The Myth of Sisyphus, written “by a young man living in narrow exile in Paris during the bleakest early days of the Second World War” (James Wood), is a cry of revolt against passive despair. If there is no God to give meaning to our lives, we must confront the absence head-on, with something resembling joy. As with the titular Sisyphus, condemned to roll his rock uphill forever, it is a seemingly absurd proposition (“One must imagine Sisyphus happy"). Camus, moreover, spurns the tools of philosophical argumentation, of logic and reason, proceeding instead “as if religion is best countered by a rival form of belief, the belief that one cannot, must not, believe in God. […] [The work] is not a treatise but a tract, a tract aimed at evacuating God, and a promise to live by the rigour of that evacuation” (Wood).

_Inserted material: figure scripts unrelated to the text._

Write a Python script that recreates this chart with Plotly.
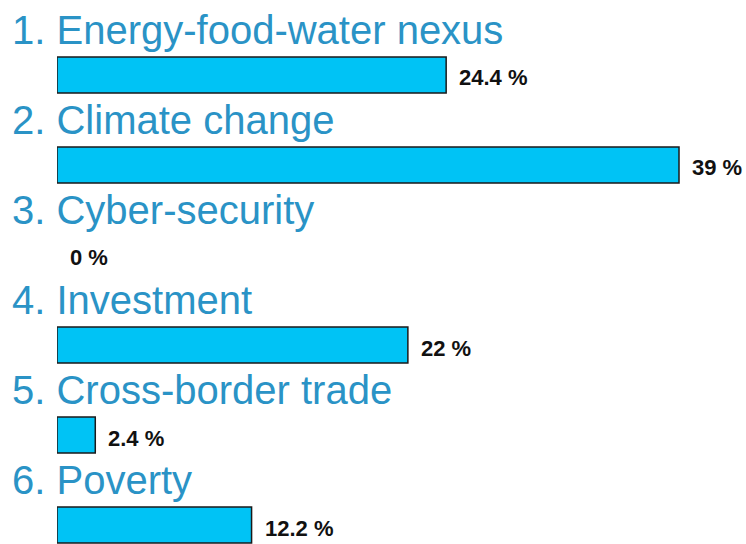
import plotly.graph_objects as go

categories = ["Energy-food-water nexus", "Climate change", "Cyber-security",
              "Investment", "Cross-border trade", "Poverty"]
values = [24.4, 39, 0, 22, 2.4, 12.2]
value_labels = ["24.4 %", "39 %", "0 %", "22 %", "2.4 %", "12.2 %"]

idx = list(range(len(categories)))
line_widths = [1.5 if v > 0 else 0 for v in values]

fig = go.Figure()
fig.add_trace(go.Bar(
    x=values, y=idx, orientation="h", width=0.4,
    marker=dict(color="#00c3f5", line=dict(color="#1a1a1a", width=line_widths)),
    hoverinfo="skip", showlegend=False,
))

ann = []
for i, (c, v, t) in enumerate(zip(categories, values, value_labels)):
    ann.append(dict(
        x=0, y=i, xref="x", yref="y", text=f"{i+1}. {c}",
        xanchor="left", yanchor="middle", xshift=-47, yshift=45,
        showarrow=False,
        font=dict(family="Liberation Sans, Arial", size=40, color="#2a93c6"),
    ))
    ann.append(dict(
        x=v, y=i, xref="x", yref="y", text=f"<b>{t}</b>",
        xanchor="left", yanchor="middle", xshift=11, yshift=-3,
        showarrow=False,
        font=dict(family="Liberation Sans, Arial", size=22, color="#111111"),
    ))

fig.update_layout(
    width=746, height=544,
    margin=dict(l=57, r=0, t=0, b=0),
    paper_bgcolor="white", plot_bgcolor="white",
    xaxis=dict(range=[0, 43.2], visible=False, fixedrange=True),
    yaxis=dict(range=[5.211, -0.833], visible=False, fixedrange=True),
    annotations=ann,
)
fig.write_html("out.html")
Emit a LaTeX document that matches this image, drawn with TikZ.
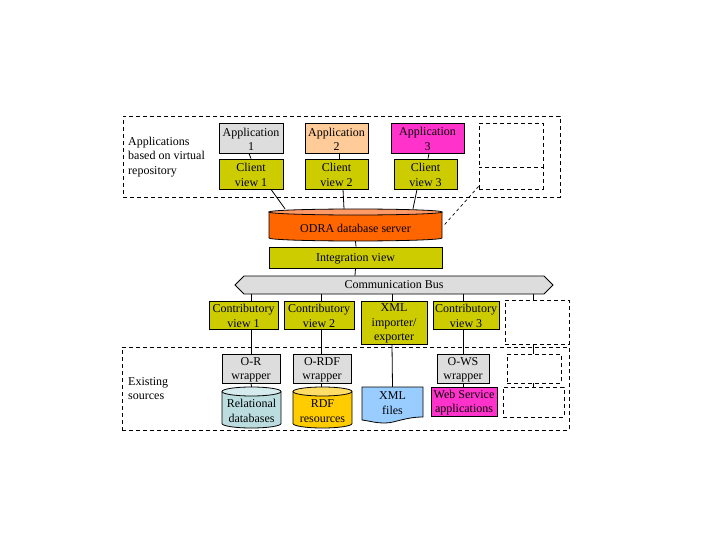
\documentclass[tikz,border=0pt]{standalone}
\usepackage{fontspec}
\setmainfont{Liberation Serif}
\usetikzlibrary{shapes.symbols}
\definecolor{olive}{HTML}{CCCC00}
\definecolor{lgray}{HTML}{DDDDDD}
\definecolor{peach}{HTML}{FFCC99}
\definecolor{magent}{HTML}{FF33CC}
\definecolor{odrabody}{HTML}{FF6600}
\definecolor{odratop}{HTML}{FF9966}
\definecolor{relblue}{HTML}{BBDDE0}
\definecolor{relblue2}{HTML}{D5EBEE}
\definecolor{rdfor}{HTML}{FFCC00}
\definecolor{rdfor2}{HTML}{FFDD66}
\definecolor{xmlblue}{HTML}{99CCFF}
\newcommand{\bx}[7][]{% style, name, x1,y1,x2,y2, text
  \pgfmathsetmacro{\bw}{#5-#3}\pgfmathsetmacro{\bh}{#6-#4}
  \pgfmathsetmacro{\cx}{(#5+#3)/2}\pgfmathsetmacro{\cy}{(#6+#4)/2}
  \node[boxbase,#1,minimum width=\bw pt,minimum height=\bh pt] (#2) at (\cx,\cy) {};
  \node[txt] (#2t) at ([yshift=-1pt]#2.center) {#7};}
\newcommand{\cyl}[9]{% name, x1,y1,x2,y2, ry, body, top, text
  \pgfmathsetmacro{\bw}{#4-#2}\pgfmathsetmacro{\bh}{#5-#3}
  \pgfmathsetmacro{\cx}{(#4+#2)/2}\pgfmathsetmacro{\cy}{(#5+#3)/2}
  \pgfmathsetmacro{\rx}{(#4-#2)/2}\pgfmathsetmacro{\tc}{#3+#6}\pgfmathsetmacro{\bc}{#5-#6}
  \draw[conn,fill=#7] (#2,\tc) -- (#2,\bc) arc[start angle=180,end angle=360,x radius=\rx,y radius=-#6] -- (#4,\tc);
  \draw[conn,fill=#8] (\cx,\tc) ellipse[x radius=\rx,y radius=#6];
  \node[inner sep=0pt,minimum width=\bw pt,minimum height=\bh pt] (#1) at (\cx,\cy) {};
  \node[txt] (#1t) at ([yshift=-3.5pt]#1.center) {#9};}
\tikzset{
  boxbase/.style={rectangle,draw=black,line width=0.8pt,inner sep=0pt},
  txt/.style={inner sep=0pt,align=center,font=\fontsize{12}{14.3}\selectfont},
  olivebox/.style={fill=olive},
  graybox/.style={fill=lgray},
  dashbox/.style={fill=white,dash pattern=on 4pt off 3pt},
  region/.style={draw=black,line width=0.8pt,dash pattern=on 4pt off 3pt},
  conn/.style={draw=black,line width=0.8pt},
  dconn/.style={draw=black,line width=0.7pt,dash pattern=on 3pt off 3pt},
  lbl/.style={anchor=west,inner sep=0pt,align=left,font=\fontsize{12}{14.3}\selectfont}
}
\begin{document}
\begin{tikzpicture}[x=1pt,y=-1pt]
\useasboundingbox (0,0) rectangle (720,540);
% regions
\node[boxbase,region,minimum width=437pt,minimum height=81pt] (top) at (341.5,156.5) {};
\node[boxbase,region,minimum width=447pt,minimum height=83pt] (bot) at (345.5,388.5) {};
\node[lbl] (lblA) at (128,157) {Applications\\based on virtual\\repository};
\node[lbl] (lblB) at (128,388.5) {Existing\\sources};
% top row
\bx[graybox]{app1}{219}{123}{283}{153}{Application\\1}
\bx[fill=peach]{app2}{305}{123}{368}{153}{Application\\2}
\bx[fill=magent]{app3}{391}{123}{464}{153}{Application\\3}
\bx[olivebox]{cv1}{219}{159}{283}{189}{Client\\view 1}
\bx[olivebox]{cv2}{305}{159}{368}{189}{Client\\view 2}
\bx[olivebox]{cv3}{394}{159}{457}{189}{Client\\view 3}
\bx[dashbox]{dtop}{479}{123}{543}{167}{}
\bx[dashbox]{dbot}{479}{167}{543}{189}{}
% server
\cyl{odra}{269}{209}{442}{241}{3}{odrabody}{odratop}{ODRA database server}
\bx[olivebox]{integ}{269}{247}{442}{268}{Integration view}
\node[signal,signal to=west and east,signal pointer angle=90,draw=black,line width=0.8pt,fill=lgray,minimum width=318pt,minimum height=18pt,inner sep=0pt,font=\fontsize{12}{14.3}\selectfont] (bus) at (394,285) {Communication Bus};
% middle
\bx[olivebox]{con1}{209}{301}{278}{329}{Contributory\\view 1}
\bx[olivebox]{con2}{284}{301}{354}{329}{Contributory\\view 2}
\bx[olivebox]{xmli}{361}{301}{427}{344}{XML\\importer/\\exporter}
\bx[olivebox]{con3}{433}{301}{499}{329}{Contributory\\view 3}
\bx[dashbox]{dcon}{505}{300}{569}{344}{}
% wrappers
\bx[graybox]{wr}{222}{354}{280}{383}{O-R\\wrapper}
\bx[graybox]{wrdf}{293}{354}{351}{383}{O-RDF\\wrapper}
\bx[graybox]{wws}{437}{354}{489}{383}{O-WS\\wrapper}
\bx[dashbox]{dwr}{507}{354}{561}{383}{}
% sources
\cyl{rel}{222}{387}{281}{428}{4.5}{relblue}{relblue2}{Relational\\databases}
\cyl{rdf}{293}{387}{352}{428}{4.5}{rdfor}{rdfor2}{RDF\\resources}
\draw[conn,fill=xmlblue] (362,387) -- (423,387) -- (423,417) .. controls (405,417) and (395,423) .. (385,423) .. controls (375,423) and (370,421) .. (362,420) -- cycle;
\node[inner sep=0pt,minimum width=61pt,minimum height=30pt] (xmlf) at (392.5,402) {};
\node[txt] (xmlft) at (392.5,403) {XML\\files};
\bx[fill=magent]{ws}{431}{387}{497}{416}{Web Service\\applications}
\bx[dashbox]{dsrc}{503}{387}{564}{417}{}
% connectors
\draw[conn] ([xshift=-2pt]app1.south) -- (cv1.north);
\draw[conn] ([xshift=2.5pt]app2.south) -- ([xshift=2.5pt]cv2.north);
\draw[conn] ([xshift=1.5pt]app3.south) -- ([xshift=2.5pt]cv3.north);
\draw[conn] ([xshift=20pt]cv1.south) -- ([xshift=-70.5pt]odra.north);
\draw[conn] ([xshift=6.5pt]cv2.south) -- ([xshift=-11.5pt]odra.north);
\draw[conn] ([xshift=-8.5pt]cv3.south) -- ([xshift=57.5pt]odra.north);
\draw[dconn] ([yshift=3pt]dbot.south west) -- ([xshift=2pt]odra.east);
\draw[conn] (odra.south) -- ([xshift=0.5pt]integ.north);
\draw[conn] (integ.south) -- ([xshift=-39pt]bus.north);
\draw[conn] ([xshift=-143pt]bus.south) -- ([xshift=7.5pt]con1.north);
\draw[conn] ([xshift=-73pt]bus.south) -- ([xshift=2pt]con2.north);
\draw[conn] ([xshift=-2pt]bus.south) -- ([xshift=-2pt]xmli.north);
\draw[conn] ([xshift=69pt]bus.south) -- ([xshift=-3pt]con3.north);
\draw[conn] ([xshift=139pt]bus.south) -- ([xshift=-4pt]dcon.north);
\draw[conn] ([xshift=7.5pt]con1.south) -- (wr.north);
\draw[conn] ([xshift=2pt]con2.south) -- ([xshift=-1pt]wrdf.north);
\draw[conn] ([xshift=-3pt]con3.south) -- (wws.north);
\draw[conn] ([xshift=-4pt]dcon.south) -- ([xshift=-1pt]dwr.north);
\draw[conn] ([xshift=-2pt]xmli.south) -- (xmlf.north);
\draw[conn] (wr.south) -- (rel.north);
\draw[conn] ([xshift=-1pt]wrdf.south) -- ([xshift=-1.5pt]rdf.north);
\draw[conn] (wws.south) -- ([xshift=-1pt]ws.north);
\draw[conn] ([xshift=-1pt]dwr.south) -- ([xshift=-0.5pt]dsrc.north);
\end{tikzpicture}
\end{document}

Published in 1942, the same year as, and in some respects a companion to, the novel L’Étranger (The Stranger / The Outsider), The Myth of Sisyphus mobilises all the rhetorical skills of a literary artist (its unforgettable opening lines, quoted above, a case in point), persuading the reader to engage without prejudice or preconception. The work is appended by an essay on Franz Kafka, and the English edition includes translations of five further essays.
Still in print as a Penguin Modern Classic (where Wood’s introductory essay appears), Justin O’Brien’s translation has stood the test of time and remains the standard English version of the work.